**Goal**
Look for the string "this" and copy every line that has it.

**Provided data**
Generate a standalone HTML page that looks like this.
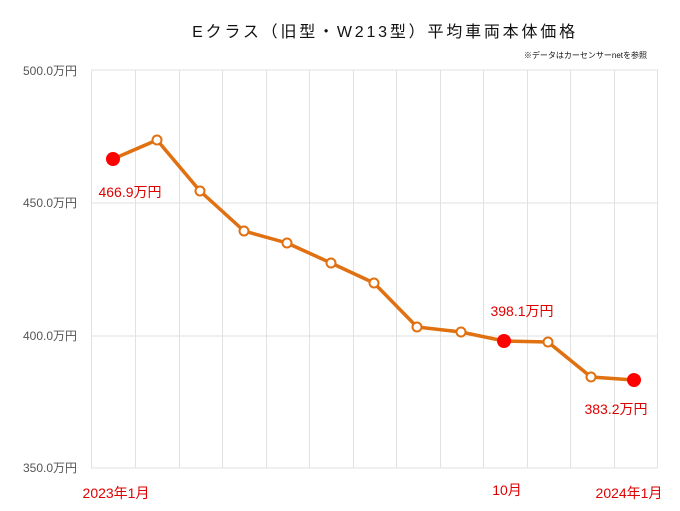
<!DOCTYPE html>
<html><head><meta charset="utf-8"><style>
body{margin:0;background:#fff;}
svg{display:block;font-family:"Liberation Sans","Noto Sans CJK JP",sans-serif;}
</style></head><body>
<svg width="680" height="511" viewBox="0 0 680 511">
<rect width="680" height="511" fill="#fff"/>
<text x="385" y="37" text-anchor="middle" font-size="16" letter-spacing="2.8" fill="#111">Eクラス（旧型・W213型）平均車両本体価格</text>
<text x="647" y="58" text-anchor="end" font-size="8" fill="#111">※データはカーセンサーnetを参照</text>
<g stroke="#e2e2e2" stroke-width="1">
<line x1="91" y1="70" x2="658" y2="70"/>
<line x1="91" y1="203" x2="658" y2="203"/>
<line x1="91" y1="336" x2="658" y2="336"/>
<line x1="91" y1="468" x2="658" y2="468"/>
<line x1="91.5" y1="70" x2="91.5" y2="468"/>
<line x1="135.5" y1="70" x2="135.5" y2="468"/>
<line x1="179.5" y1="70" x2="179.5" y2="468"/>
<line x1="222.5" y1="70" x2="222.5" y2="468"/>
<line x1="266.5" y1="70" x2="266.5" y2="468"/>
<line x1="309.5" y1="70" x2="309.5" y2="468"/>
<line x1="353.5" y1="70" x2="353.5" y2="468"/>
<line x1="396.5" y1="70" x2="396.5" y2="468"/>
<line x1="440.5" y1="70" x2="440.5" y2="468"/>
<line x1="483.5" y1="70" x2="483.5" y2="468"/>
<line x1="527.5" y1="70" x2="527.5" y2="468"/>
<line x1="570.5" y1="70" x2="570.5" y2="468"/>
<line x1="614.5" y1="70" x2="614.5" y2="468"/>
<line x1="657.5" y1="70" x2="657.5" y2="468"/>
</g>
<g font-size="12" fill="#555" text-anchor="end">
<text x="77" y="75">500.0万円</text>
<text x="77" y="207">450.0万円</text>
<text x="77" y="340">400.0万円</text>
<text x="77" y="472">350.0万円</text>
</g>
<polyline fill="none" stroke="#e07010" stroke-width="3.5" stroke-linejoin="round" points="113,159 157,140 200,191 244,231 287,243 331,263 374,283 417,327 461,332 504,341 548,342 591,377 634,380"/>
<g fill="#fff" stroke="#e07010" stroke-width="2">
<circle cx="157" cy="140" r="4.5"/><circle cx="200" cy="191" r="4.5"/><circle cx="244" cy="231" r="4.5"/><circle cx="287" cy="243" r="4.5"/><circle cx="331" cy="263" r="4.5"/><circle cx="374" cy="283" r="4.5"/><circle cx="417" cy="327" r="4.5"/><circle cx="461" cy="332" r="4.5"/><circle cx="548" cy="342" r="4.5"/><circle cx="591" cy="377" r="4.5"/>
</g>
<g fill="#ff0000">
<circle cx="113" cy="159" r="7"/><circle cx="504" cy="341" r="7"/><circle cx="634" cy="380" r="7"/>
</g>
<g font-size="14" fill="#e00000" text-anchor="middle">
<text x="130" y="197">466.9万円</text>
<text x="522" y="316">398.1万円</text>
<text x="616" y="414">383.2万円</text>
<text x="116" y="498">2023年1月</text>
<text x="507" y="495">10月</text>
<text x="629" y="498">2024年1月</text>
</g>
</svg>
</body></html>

---

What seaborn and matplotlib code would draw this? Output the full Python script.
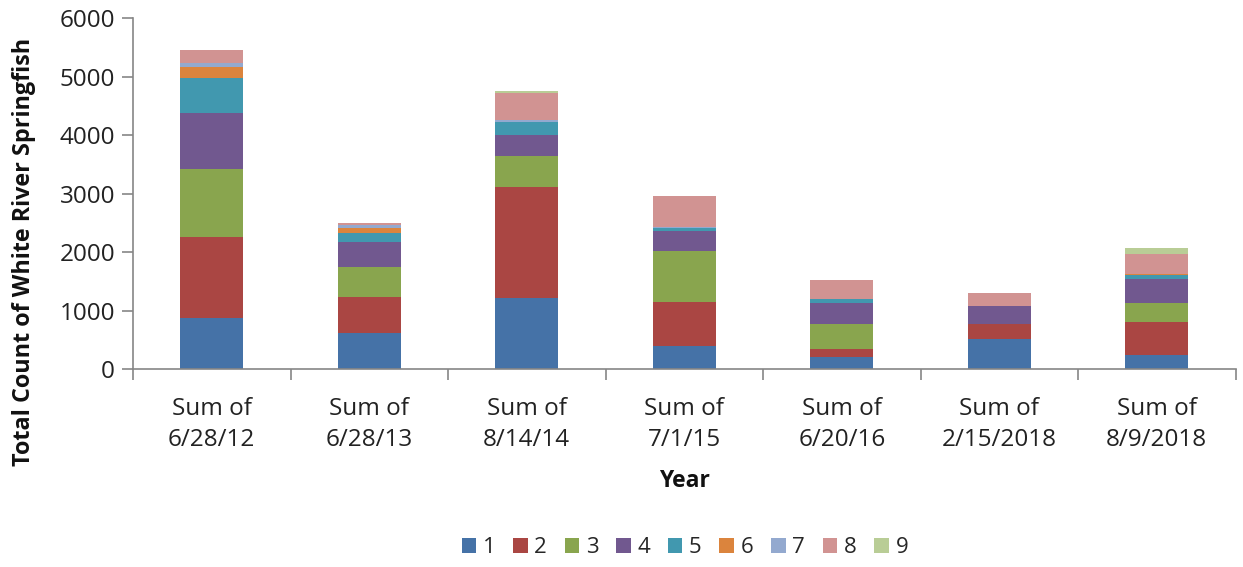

**Complete response**
Generate a standalone HTML page that looks like this.
What seaborn and matplotlib code would draw this? Output the full Python script.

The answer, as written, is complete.